Centinaia, migliaia di animali ammassati all’interno di enormi capannoni e costretti in piccoli spazi – lo spazio costa -, nutriti spesso con prodotti per loro innaturali, obbligati a respirare aria inquinata dai loro escrementi, rischiarati da luce artificiale, senza nessuna possibilità di mantenere comportamenti naturali e, nel caso di animali da carne, costretti all’immobilità per evitare il dispendio di energie che rallenterebbe l’accumulo di peso. Spesso mutilati per evitare che lo stress li faccia impazzire e diventare aggressivi nei confronti dei loro vicini.

Smettiamo di chiamarli allevamenti, parola troppo nobile per questi musei degli orrori, allevare significa nutrire, prestare le cure necessarie per lo sviluppo fisico e psichico. Queste sono solo fabbriche in cui la merce è casualmente vivente, merce che acquista valore solo muovendosi. E qui si apre un altro capitolo, quello del trasporto.

Ammassati all’interno dei camion, spaventati, assetati, maltrattati, milioni e milioni di animali affrontano attualmente insensati viaggi di giorni, anche settimane, prima di raggiungere i mattatoi. […] Tanti arrivano a destinazione già cadaveri, e vi sono ben poche garanzie che non vengano macellati lo stesso. (Margherita D’Amico – La repubblica -12 marzo 2013)

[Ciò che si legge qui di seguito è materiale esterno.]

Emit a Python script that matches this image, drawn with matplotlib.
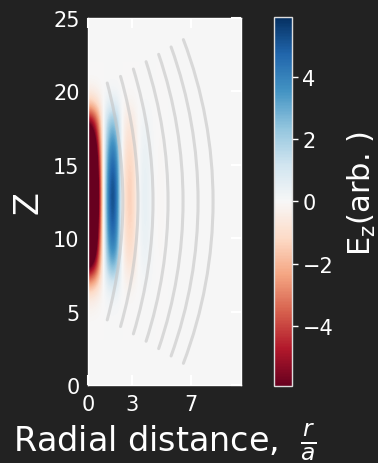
import numpy as np
import matplotlib
matplotlib.use("Agg")
import matplotlib.pyplot as plt
from matplotlib.patches import Arc

# ---------------- data ----------------
# Radial profile of E_z through the pulse centre (arb.), sampled every r_step in r/a
r_step = 0.25
radial_profile = [-13.0, -12.0, -9.5, -5.5, -0.7, 3.0, 5.1, 5.4, 3.8, 0.3,
                  -1.0, -1.45, -1.3, -0.5, 0.2, 0.5, 0.45, 0.2, 0.0, -0.08,
                  -0.08, 0.0]
# Axial envelope sampled at integer Z
z_samples = list(range(0, 26))
axial_envelope = [0.0, 0.0, 0.0, 0.0, 0.0, 0.01, 0.05, 0.2, 0.47, 0.68,
                  0.82, 0.92, 0.98, 1.0, 0.96, 0.88, 0.76, 0.6, 0.42, 0.15,
                  0.03, 0.0, 0.0, 0.0, 0.0, 0.0]
color_limit = 5.92

# Grey wavefront arcs
arc_vertex_r = [2.37, 3.40, 4.42, 5.44, 6.46, 7.48, 8.50]
arc_half_span = [8.05, 8.5, 9.0, 9.5, 10.0, 10.5, 11.0]
arc_radius = 31.0
arc_center_z = 12.5

x_ticks = [0, 3, 7]
y_ticks = [0, 5, 10, 15, 20, 25]
cbar_ticks = [-4, -2, 0, 2, 4]
x_limits = (0, 10.4)
y_limits = (0, 25)

# ---------------- figure ----------------
bg = "#222222"
fig = plt.figure(figsize=(3.78, 4.64), dpi=100, facecolor=bg)
ax = fig.add_axes([0.2328, 0.166, 0.4048, 0.7953])
ax.set_facecolor("#f6f6f6")

field = np.outer(np.array(axial_envelope), np.array(radial_profile))
r_max = r_step * (len(radial_profile) - 1)
im = ax.imshow(field, origin="lower", cmap="RdBu",
               vmin=-color_limit, vmax=color_limit,
               extent=(-r_step / 2, r_max + r_step / 2,
                       z_samples[0] - 0.5, z_samples[-1] + 0.5),
               interpolation="bicubic", interpolation_stage="data",
               aspect="equal", zorder=1)

for v, h in zip(arc_vertex_r, arc_half_span):
    theta = np.degrees(np.arcsin(h / arc_radius))
    ax.add_patch(Arc((v - arc_radius, arc_center_z), 2 * arc_radius, 2 * arc_radius,
                     theta1=-theta, theta2=theta, color="#c4c4c4", alpha=0.6,
                     lw=2.2, capstyle="round", zorder=2))

ax.set_xlim(*x_limits)
ax.set_ylim(*y_limits)
ax.set_xticks(x_ticks)
ax.set_yticks(y_ticks)
ax.tick_params(direction="in", length=7, width=1.5, colors="white",
               top=True, right=True, left=False, labelsize=15, pad=6)
for s in ax.spines.values():
    s.set_color("white")
    s.set_linewidth(1.0)

ax.set_xlabel(r"Radial distance,  $\frac{r}{a}$", color="white", fontsize=24,
              labelpad=5)
ax.set_ylabel("Z", color="white", fontsize=24, labelpad=6)

cax = fig.add_axes([0.7249, 0.166, 0.0476, 0.7953])
cb = fig.colorbar(im, cax=cax, ticks=cbar_ticks)
cb.outline.set_edgecolor("#dddddd")
cb.outline.set_linewidth(1.0)
cb.ax.tick_params(colors="white", labelsize=15, length=4, width=1)
cb.set_label(r"E$_\mathrm{z}$(arb. )", color="white", fontsize=22, labelpad=9)
cb.ax.yaxis.label.set_y(0.525)

fig.savefig("out.png", dpi=100, facecolor=bg)
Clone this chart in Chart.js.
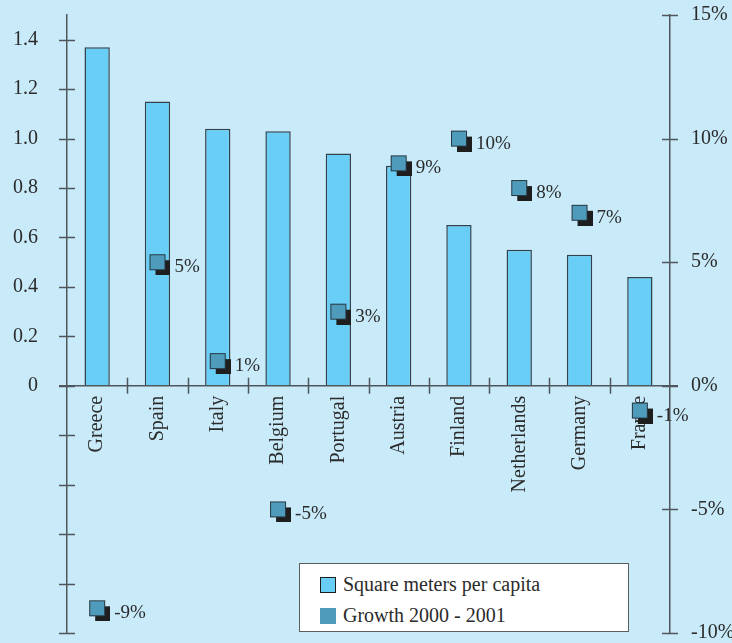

Non dobbiamo pensare solo al benessere degli animali con le zampe per terra o di quelli delle cui carni ci cibiamo, le stesse condizioni di sofferenza le ritroviamo negli allevamenti ittici ed in quelle delle vacche da latte o delle galline ovaiole. Queste ultime sono richiuse in gabbie di dimensione inferiore ad un foglio A4.

Foto tratta da “L’insostenibile produzione di uova negli allevamenti di galline” by Essere Animali

Negli allevamenti intensivi le vacche sono perennemente gravide. Potrebbero vivere circa 20 anni, ma la loro carriera si chiude precocemente, a 5 anni. L’80% delle bovine da latte riformate è adatto alla macellazione, in grado cioè di salire e scendere con le proprie zampe dal camion. Un altro 10%, le vacche a terra che non si rialzano più dopo il parto o che hanno subito traumi gravi, non sarebbe idoneo al trasporto ma per evitare i costi di smaltimento e per non far perdere la carcassa all’industria di macellazione vengono caricate sui camion con l’ausilio di verricelli o altri sistemi comunque disumani.

Abbiamo creato un sistema alimentare basato sulla sofferenza animale.

Ma quello del benessere animale non è che uno dei problemi originati dagli allevamenti intensivi, li approfondiremo insieme in altri articoli, se avrete la pazienza di leggerli.

Questa volta mi limito a una considerazione: noi mangiamo filetto, lombate e petto di pollo. E il resto? Se di un animale mangiamo solo una piccola parte dovremo allevarne molti di più per soddisfare la nostra richiesta. E ancora, siamo passati dal pollo domenicale degli anni ’50 al filetto quotidiano. In Italia nel primo Dopoguerra l’italiano medio consumava 18 kg di carne l’anno, oggi è arrivato a 92, a cui si sommano pesce, uova e latticini. L’eventuale fabbisogno di proteine animali si stima in 35 kg complessivi. Viviamo nel mondo dell’abbondanza ma conserviamo una struttura mentale costruita per il mondo della fame.

Un sistema alimentare insostenibile. Ma noi possiamo fare qualcosa. Se nella dieta abituale ci sono prodotti che derivano dal mondo animale, mangiamone di meno. E soprattutto acquistiamoli da allevamenti rispettosi del loro benessere. Ce ne sono anche vicino a noi.